Thursday, January 29, 2009

The Forbidden Photos of a Lady Above Suspicion (1970)




One of the worst things that can happen to any film is to start out soaring high for the first half, only to crash and burn in the second, leaving the end as nothing more than a flaming pile of wreckage. I hate to be the bearer of bad news, but The Forbidden Photos of a Lady Above Suspicion falls into that unsavory category. The plot initially has promise, but once you get to that half-way mark and things start being uncovered, all that promise is rendered useless.


My problem isn't with the direction by Luciano Ercoli(he hasn't done much), the acting by Dagmar Lassander or any of the other cast members. It isn't with the editing or the music, which was done by the all-time great Ennio Morricone. Rather, the plot just caves in on itself. The film revolves around Minou(Lassander), the wife of some kind of deep sea diving engineer. One night while she's walking on a beach, a stranger assaults her and says that her husband is a murderer. The next day she's blackmailed by the same man, with an audio recording of her husband talking about the murder. If she wants to save him from the police, she'll have to comprimise herself mentally and physically with the unknown assailant/blackmailer. He doesn't want money, only her willful submission of body and mind. Or so he says. All he really does is fuck her once and walk around kinda creepily for a lot of the film.


I might have found a clue that foreshadows this film's inability to make good on its promises. From the back of the DVD case, "Dagmar Lassander stars as a repressed young wife whose traumatic sexual assault triggers a depraved obsession with her attacker." Sounds good, doesn't it? It has the making of a really perverse giallo, or so says the back cover. But once the movie is over, you realize she never had any remote attachment to her attacker except for her wanting him to leave her alone, which he won't do.




The spear-chucking pervert makes his first appearance. And no, she doesn't like it. Fuck you, DVD case.



I could see how in a better film, Minou could believably be attracted to the danger and violence she was given a taste of, but ultimately spared. But not in Lady Above Suspicion. If that truly was the intention, the filmmakers failed pretty miserably. But maybe it wasn't, and the DVD case is just lying right to my face. I guess I'll never know. But what really kills the cool start is when the clues start coming together to form a picture of a giant turd. For reasons I can't get into for fear of spoiling something already pretty rotten, I can't say why Minou becomes so confused. But I can say that she supposedly starts doubting her own memories because no one will believe what she tells them about her ordeal. But a problem arises in the way her character was written, because she's supposed to be a normal girl with no mental disorders. If some guy tried to assault me, only to blackmail me later into pleasuring him all night in his creepy incense-laden stinky pit of love rape, I sure as shit wouldn't agree when you told me I was dreaming it all up in my head. I'd tell you to get your head out of your ass and smell my freshly pillaged crotch, which should be all the evidence one would need to come to the correct conclusion. But she doesn't do that. Instead she cries about the guy being real and how she's not lying, she swears! Again, I'd be pissed at this point. It just seemed like her reactions were only played out to facilitate the plot instead of them coming from her personality or something that happened in her past.

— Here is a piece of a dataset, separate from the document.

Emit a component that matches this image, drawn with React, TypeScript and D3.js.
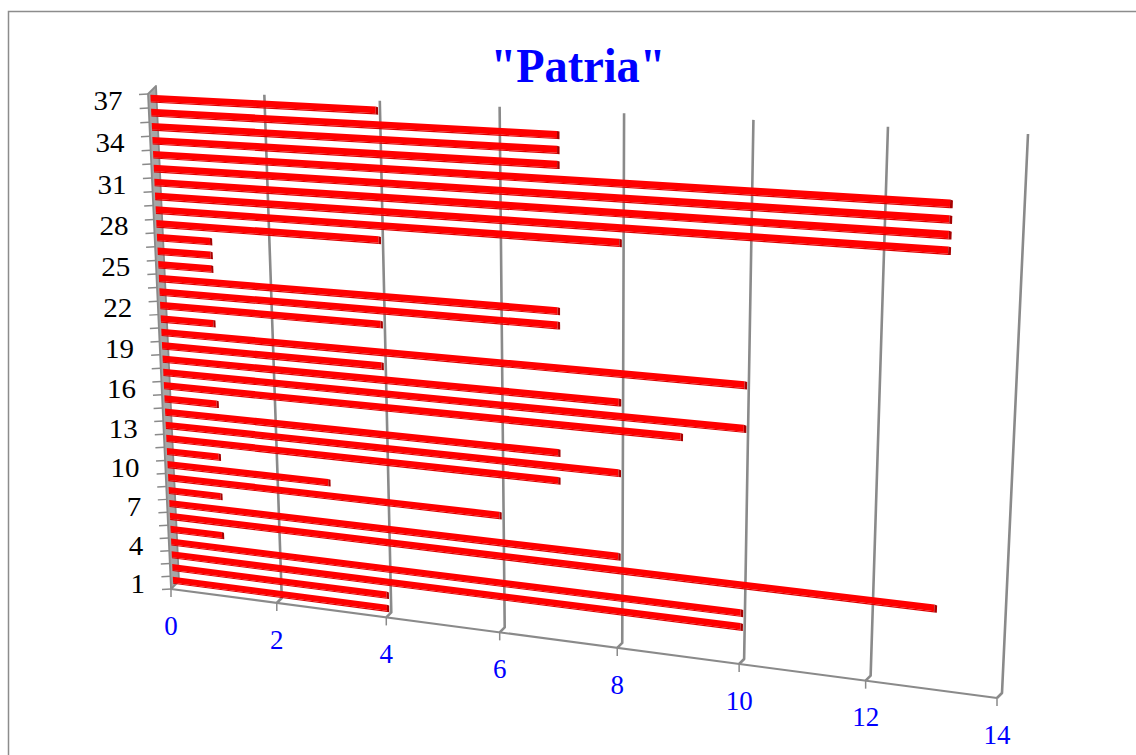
import React from "react";
import * as d3 from "d3";

const titleText = '"Patria"';
const categories = d3.range(1, 38);
const values = [4,4,10,10,1,13,8,1,6,3,1,7,8,7,1,9,10,8,4,10,1,4,7,7,1,1,1,4,8,13,13,13,13,7,7,7,4];
const valueTicks = [0,2,4,6,8,10,12,14];
const categoryLabels = [1,4,7,10,13,16,19,22,25,28,31,34,37];

// Corners of the chart's back wall, in the 3-D view
const quad = [[176,584],[1002,693],[1028,134],[153,89]];
const depthOffset: [number, number] = [-5, 5];

function homography(q: number[][]) {
  const [[x0,y0],[x1,y1],[x2,y2],[x3,y3]] = q;
  const sx = x0-x1+x2-x3, sy = y0-y1+y2-y3;
  const dx1 = x1-x2, dx2 = x3-x2, dy1 = y1-y2, dy2 = y3-y2;
  const det = dx1*dy2-dx2*dy1;
  const g = (sx*dy2-dx2*sy)/det, h = (dx1*sy-sx*dy1)/det;
  const a = x1-x0+g*x1, b = x3-x0+h*x3, d = y1-y0+g*y1, e = y3-y0+h*y3;
  return (u: number, v: number): [number, number] => {
    const w = g*u+h*v+1;
    return [(a*u+b*v+x0)/w, (d*u+e*v+y0)/w];
  };
}
const H = homography(quad);
const uScale = d3.scaleLinear().domain([0,14]).range([0,1]);
const vScale = d3.scaleLinear().domain([0,37]).range([0,1]);
const project = (value: number, rank: number, t = 0): [number, number] => {
  const [x,y] = H(uScale(value), vScale(rank));
  return [x+depthOffset[0]*t, y+depthOffset[1]*t];
};
const poly = d3.line();
const closed = (pts: [number,number][]) => poly(pts)+"Z";

const gridColor = "#8a8a8a";
const serif = "'Liberation Serif', serif";
const BAR_T = 0.55, HW = 0.235, STRIP = 0.08, CAP = 0.04, END = -0.025;

function Bar({cat, value}: {cat: number, value: number}) {
  const r = cat-0.45;
  const low = r-HW-STRIP;
  const e = value+END;
  const f = closed([project(0,r+HW,BAR_T),project(e,r+HW,BAR_T),project(e,r-HW,BAR_T),project(0,r-HW,BAR_T)]);
  const s = closed([project(0,r-HW,BAR_T),project(e,r-HW,BAR_T),project(e,low,BAR_T),project(0,low,BAR_T)]);
  const c = closed([project(e,r+HW,BAR_T),project(e+CAP,r+HW-0.04,BAR_T),project(e+CAP,low,BAR_T),project(e,low,BAR_T)]);
  return <g>
    <path d={s} fill="#dc0000" />
    <path d={f} fill="#ff0000" />
    <path d={c} fill="#a80000" />
  </g>;
}

const Digits = ({x,y,label,fill,w}: {x:number,y:number,label:number,fill:string,w:number}) => {
  const s = String(label);
  return <text x={x} y={y} dy="0.35em" textAnchor="end" fontFamily={serif} fontSize={28} fill={fill}
    textLength={s.length*w} lengthAdjust="spacingAndGlyphs">{s}</text>;
};

export default function App() {
  const wall = closed([project(0,0,1),project(0,37,1),project(0,37,-0.6),project(0,0,-0.6)]);
  return (
    <svg width={1136} height={755} viewBox="0 0 1136 755" style={{position:"absolute",left:0,top:0,display:"block",background:"#fff"}}>
      <defs><filter id="soft" x="-2%" y="-2%" width="104%" height="104%"><feGaussianBlur stdDeviation="0.3" /></filter></defs>
      <path d="M8.5 755V11.5H1136" fill="none" stroke="#8c8c8c" strokeWidth={1.5} />
      <text x={578} y={82} textAnchor="middle" fontFamily={serif} fontWeight="bold" fontSize={49} fill="#0000ff"
        textLength={175} lengthAdjust="spacingAndGlyphs">{titleText}</text>

      <path d={wall} fill="#a6a6a6" stroke={gridColor} strokeWidth={1.8} strokeLinejoin="round" />

      {valueTicks.map(v => {
        const a = project(v,0,1), b = project(v,0,0), c = project(v,37,0);
        const s = String(v);
        return <g key={v}>
          {v > 0 && <path d={poly([a,b,c])!} fill="none" stroke={gridColor} strokeWidth={2.6} strokeLinejoin="round" />}
          <line x1={a[0]} y1={a[1]} x2={a[0]} y2={a[1]+8} stroke={gridColor} strokeWidth={1.5} />
          <Digits x={a[0]+s.length*13.5/2} y={a[1]+36} label={v} fill="#0000ff" w={13.5} />
        </g>;
      })}
      <path d={poly([project(0,0,1),project(14,0,1)])!} fill="none" stroke={gridColor} strokeWidth={2.2} />

      {d3.range(0,38).map(k => {
        const p = project(0,k,1);
        return <line key={k} x1={p[0]} y1={p[1]} x2={p[0]-9} y2={p[1]+0.5} stroke={gridColor} strokeWidth={1.5} />;
      })}
      {categoryLabels.map(c => {
        const p = project(0,c-0.5,BAR_T);
        return <Digits key={c} x={p[0]-28} y={p[1]+3-(c/37)*2} label={c} fill="#000" w={14.5} />;
      })}

      <g filter="url(#soft)">
        {categories.map((c,i) => <Bar key={c} cat={c} value={values[i]} />)}
      </g>
    </svg>
  );
}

Minou takes everyone's incredulous looks a bit too well. It's crotch-smelling time.




The DVD case also says there are "fiendish red herrings and mind warping twists." Um, ok, but not really. There's only one real case of a possible red herring, and then it's promptly never spoken of again.

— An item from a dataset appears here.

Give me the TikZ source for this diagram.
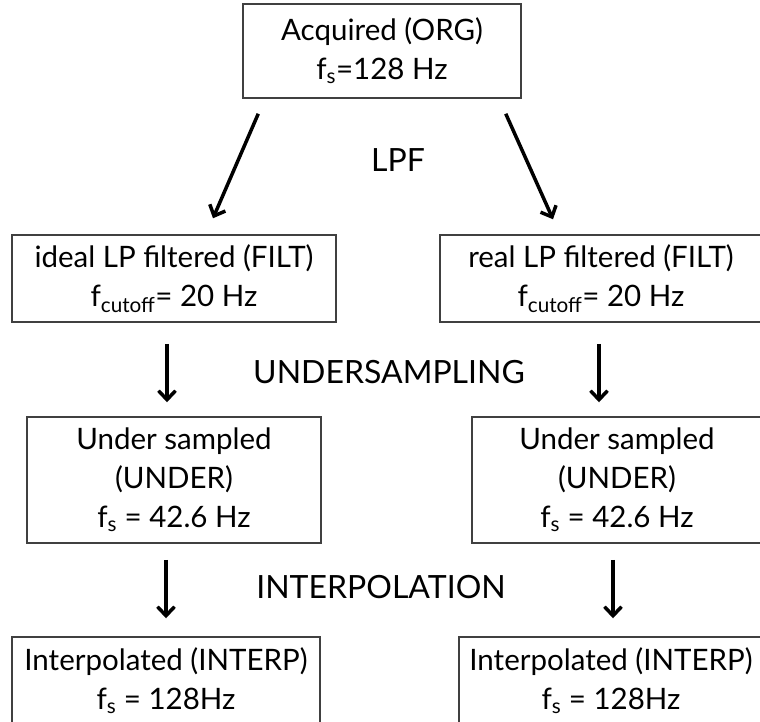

What the fuck? Nazis with fashionable eyewear do not figure into the plot.


And the twist comes so out of left field it's ridiculous. I'd have never been able to guess how this film were to end, because it's some weird giallo deus ex machina type conclusion that just left me scratching my head. I guess my expectations were a bit too high for this film. I'd heard good things about it, and again, the synopsis sounded like it would be a sexy thriller that did some outlandish things. Nothing outlandish ever happened, though, and it ended on a more bizarre and silly note than I could ever come up with. Dagmar Lassander was fine as Minou, but she's definitely no Edwige Fenech, and she didn't really even get naked. I thought that was a staple of giallo, but oh well. I still have All the Colors of the Dark to watch, so I should be in good hands. This film really needed a pair of those.